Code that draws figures
═══

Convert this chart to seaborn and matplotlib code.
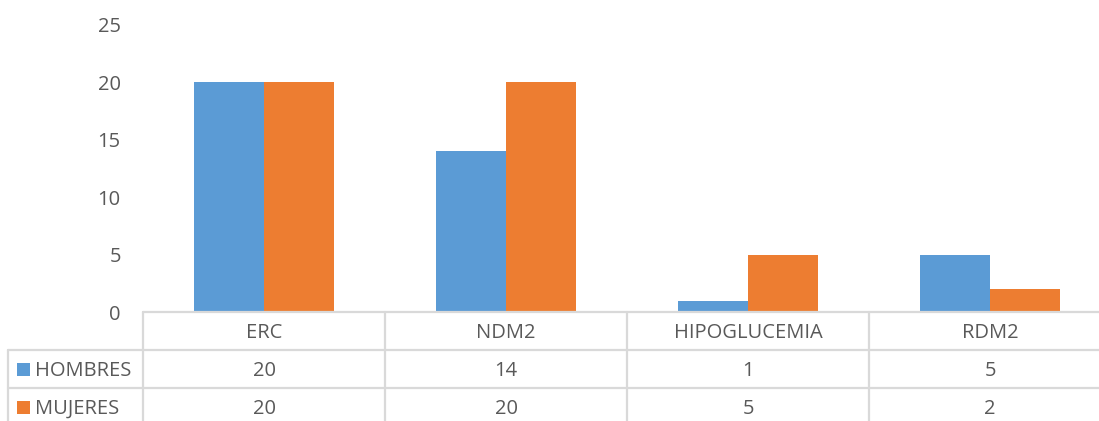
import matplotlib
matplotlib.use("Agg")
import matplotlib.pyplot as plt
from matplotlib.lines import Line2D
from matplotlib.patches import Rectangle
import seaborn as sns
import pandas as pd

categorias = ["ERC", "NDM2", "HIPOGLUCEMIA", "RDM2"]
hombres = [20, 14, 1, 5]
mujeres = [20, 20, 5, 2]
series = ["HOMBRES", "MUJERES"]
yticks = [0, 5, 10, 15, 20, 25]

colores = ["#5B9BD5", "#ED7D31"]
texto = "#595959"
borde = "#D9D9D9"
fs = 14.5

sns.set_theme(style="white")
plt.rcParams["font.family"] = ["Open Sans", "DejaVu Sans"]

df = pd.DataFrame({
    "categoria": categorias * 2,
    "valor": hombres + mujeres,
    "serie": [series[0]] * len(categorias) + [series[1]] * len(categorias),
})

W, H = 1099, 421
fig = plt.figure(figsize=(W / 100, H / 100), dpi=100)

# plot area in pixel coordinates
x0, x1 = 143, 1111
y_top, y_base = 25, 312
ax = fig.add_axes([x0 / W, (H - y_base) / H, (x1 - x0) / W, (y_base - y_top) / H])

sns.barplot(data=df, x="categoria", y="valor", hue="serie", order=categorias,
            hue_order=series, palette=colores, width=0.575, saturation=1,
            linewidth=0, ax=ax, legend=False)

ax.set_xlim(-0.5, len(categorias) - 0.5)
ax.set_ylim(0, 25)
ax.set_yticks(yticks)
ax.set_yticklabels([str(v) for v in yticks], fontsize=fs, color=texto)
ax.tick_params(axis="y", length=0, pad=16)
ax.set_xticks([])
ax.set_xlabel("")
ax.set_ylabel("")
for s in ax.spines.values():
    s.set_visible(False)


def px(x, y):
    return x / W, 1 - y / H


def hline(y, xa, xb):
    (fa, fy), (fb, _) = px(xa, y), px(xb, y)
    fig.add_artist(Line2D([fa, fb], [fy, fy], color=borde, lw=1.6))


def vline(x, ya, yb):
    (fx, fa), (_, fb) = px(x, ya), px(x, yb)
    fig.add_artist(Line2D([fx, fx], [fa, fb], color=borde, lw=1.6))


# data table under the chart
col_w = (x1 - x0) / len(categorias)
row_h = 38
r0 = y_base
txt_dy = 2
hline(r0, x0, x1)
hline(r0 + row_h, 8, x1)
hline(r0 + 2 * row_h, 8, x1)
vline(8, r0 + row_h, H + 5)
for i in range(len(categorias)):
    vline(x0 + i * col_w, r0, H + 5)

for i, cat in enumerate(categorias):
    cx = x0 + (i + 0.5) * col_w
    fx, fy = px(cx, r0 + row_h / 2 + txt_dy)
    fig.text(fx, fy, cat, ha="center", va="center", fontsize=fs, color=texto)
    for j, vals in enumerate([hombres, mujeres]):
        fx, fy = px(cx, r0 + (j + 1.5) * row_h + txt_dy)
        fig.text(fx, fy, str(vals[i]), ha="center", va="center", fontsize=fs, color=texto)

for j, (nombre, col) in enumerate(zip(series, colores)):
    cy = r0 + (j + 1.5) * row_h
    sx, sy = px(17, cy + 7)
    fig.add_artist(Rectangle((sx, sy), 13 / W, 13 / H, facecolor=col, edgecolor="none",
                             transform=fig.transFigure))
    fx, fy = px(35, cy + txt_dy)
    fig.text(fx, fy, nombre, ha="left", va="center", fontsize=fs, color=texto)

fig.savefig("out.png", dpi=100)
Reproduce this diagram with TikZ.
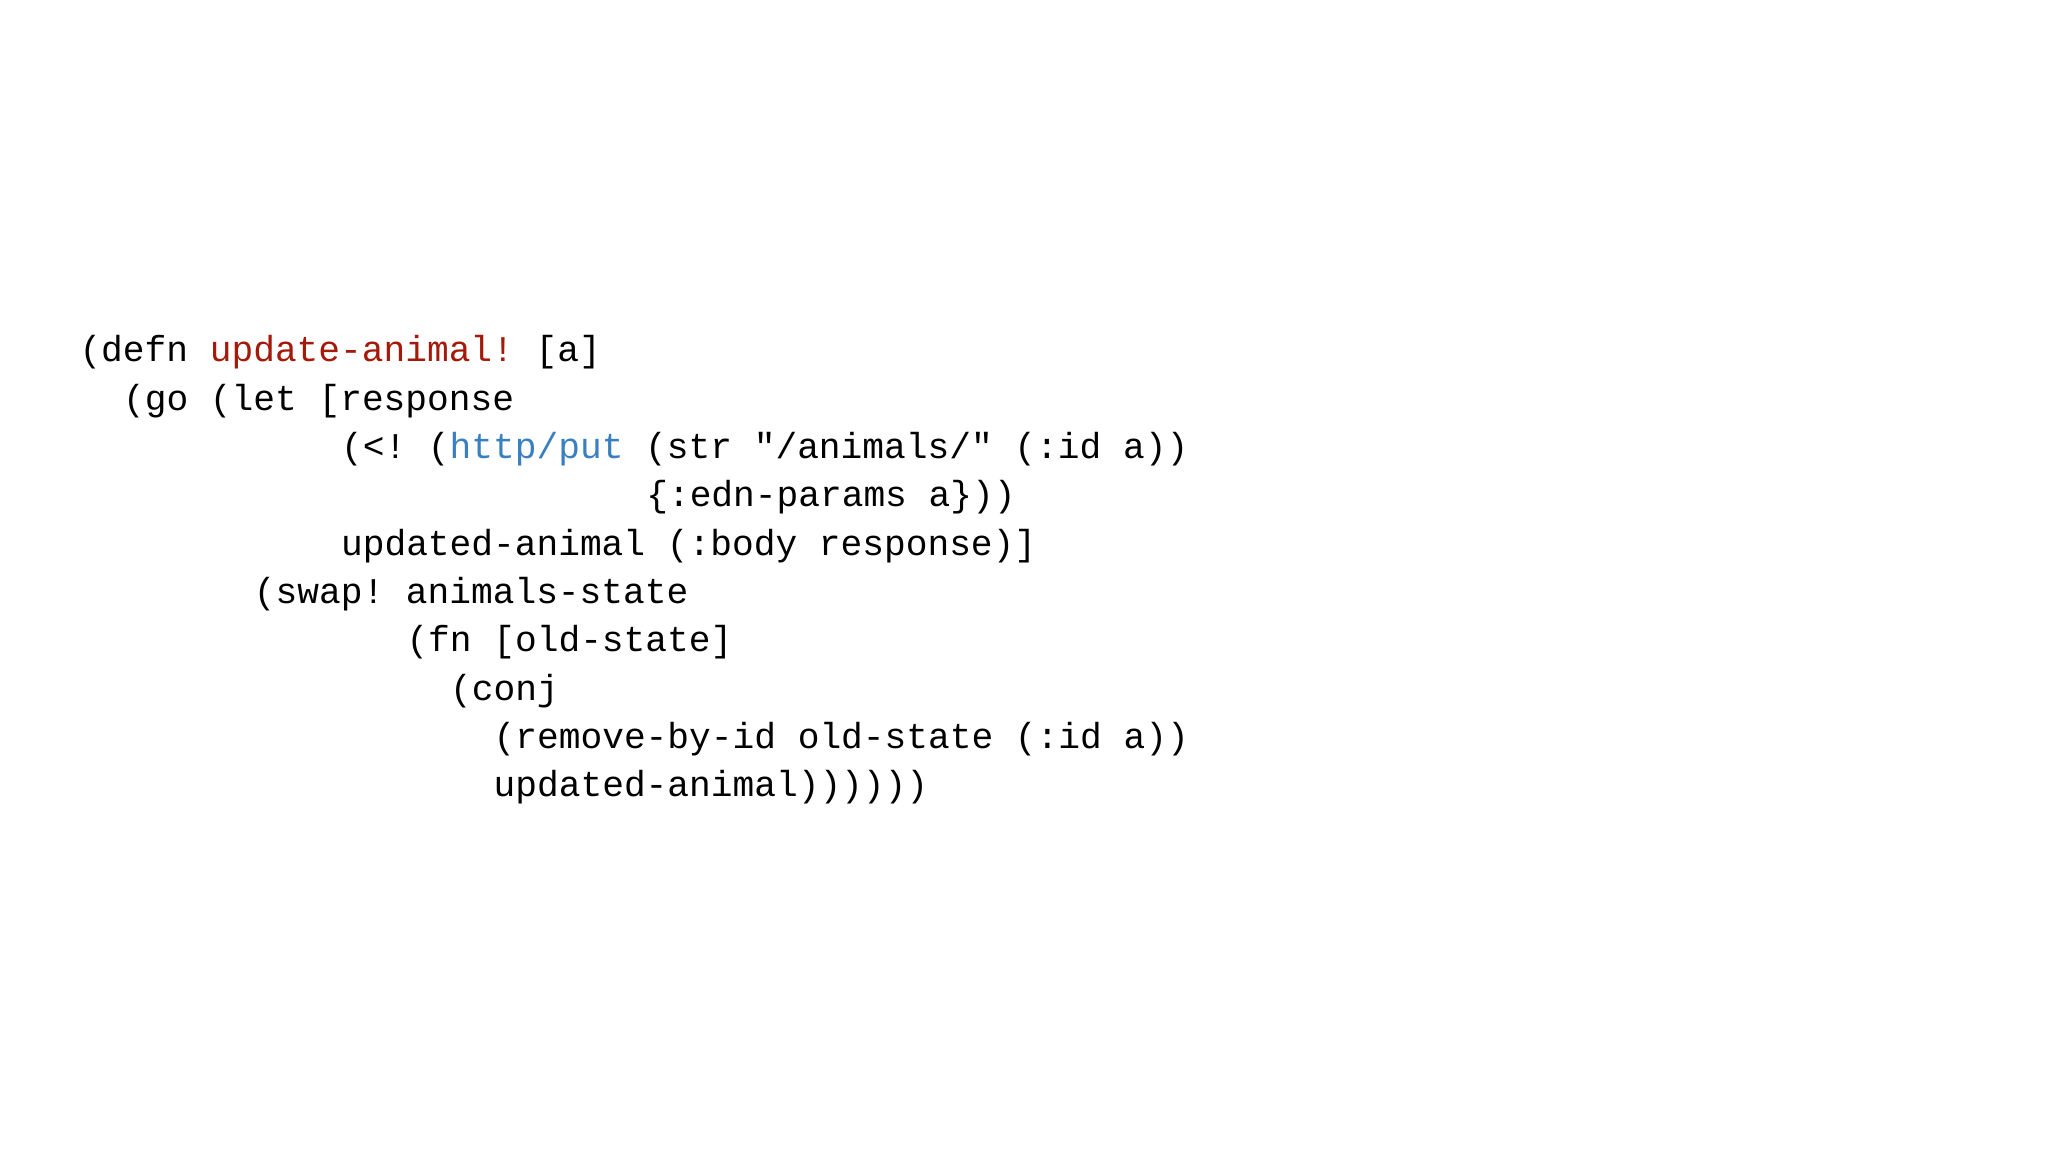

═══

Repeat the material above in full and unchanged, minus its images.

▸ Output of the task:
Convert this chart to seaborn and matplotlib code.
import matplotlib
matplotlib.use("Agg")
import matplotlib.pyplot as plt
from matplotlib.lines import Line2D
from matplotlib.patches import Rectangle
import seaborn as sns
import pandas as pd

categorias = ["ERC", "NDM2", "HIPOGLUCEMIA", "RDM2"]
hombres = [20, 14, 1, 5]
mujeres = [20, 20, 5, 2]
series = ["HOMBRES", "MUJERES"]
yticks = [0, 5, 10, 15, 20, 25]

colores = ["#5B9BD5", "#ED7D31"]
texto = "#595959"
borde = "#D9D9D9"
fs = 14.5

sns.set_theme(style="white")
plt.rcParams["font.family"] = ["Open Sans", "DejaVu Sans"]

df = pd.DataFrame({
    "categoria": categorias * 2,
    "valor": hombres + mujeres,
    "serie": [series[0]] * len(categorias) + [series[1]] * len(categorias),
})

W, H = 1099, 421
fig = plt.figure(figsize=(W / 100, H / 100), dpi=100)

# plot area in pixel coordinates
x0, x1 = 143, 1111
y_top, y_base = 25, 312
ax = fig.add_axes([x0 / W, (H - y_base) / H, (x1 - x0) / W, (y_base - y_top) / H])

sns.barplot(data=df, x="categoria", y="valor", hue="serie", order=categorias,
            hue_order=series, palette=colores, width=0.575, saturation=1,
            linewidth=0, ax=ax, legend=False)

ax.set_xlim(-0.5, len(categorias) - 0.5)
ax.set_ylim(0, 25)
ax.set_yticks(yticks)
ax.set_yticklabels([str(v) for v in yticks], fontsize=fs, color=texto)
ax.tick_params(axis="y", length=0, pad=16)
ax.set_xticks([])
ax.set_xlabel("")
ax.set_ylabel("")
for s in ax.spines.values():
    s.set_visible(False)


def px(x, y):
    return x / W, 1 - y / H


def hline(y, xa, xb):
    (fa, fy), (fb, _) = px(xa, y), px(xb, y)
    fig.add_artist(Line2D([fa, fb], [fy, fy], color=borde, lw=1.6))


def vline(x, ya, yb):
    (fx, fa), (_, fb) = px(x, ya), px(x, yb)
    fig.add_artist(Line2D([fx, fx], [fa, fb], color=borde, lw=1.6))


# data table under the chart
col_w = (x1 - x0) / len(categorias)
row_h = 38
r0 = y_base
txt_dy = 2
hline(r0, x0, x1)
hline(r0 + row_h, 8, x1)
hline(r0 + 2 * row_h, 8, x1)
vline(8, r0 + row_h, H + 5)
for i in range(len(categorias)):
    vline(x0 + i * col_w, r0, H + 5)

for i, cat in enumerate(categorias):
    cx = x0 + (i + 0.5) * col_w
    fx, fy = px(cx, r0 + row_h / 2 + txt_dy)
    fig.text(fx, fy, cat, ha="center", va="center", fontsize=fs, color=texto)
    for j, vals in enumerate([hombres, mujeres]):
        fx, fy = px(cx, r0 + (j + 1.5) * row_h + txt_dy)
        fig.text(fx, fy, str(vals[i]), ha="center", va="center", fontsize=fs, color=texto)

for j, (nombre, col) in enumerate(zip(series, colores)):
    cy = r0 + (j + 1.5) * row_h
    sx, sy = px(17, cy + 7)
    fig.add_artist(Rectangle((sx, sy), 13 / W, 13 / H, facecolor=col, edgecolor="none",
                             transform=fig.transFigure))
    fx, fy = px(35, cy + txt_dy)
    fig.text(fx, fy, nombre, ha="left", va="center", fontsize=fs, color=texto)

fig.savefig("out.png", dpi=100)
Reproduce this diagram with TikZ.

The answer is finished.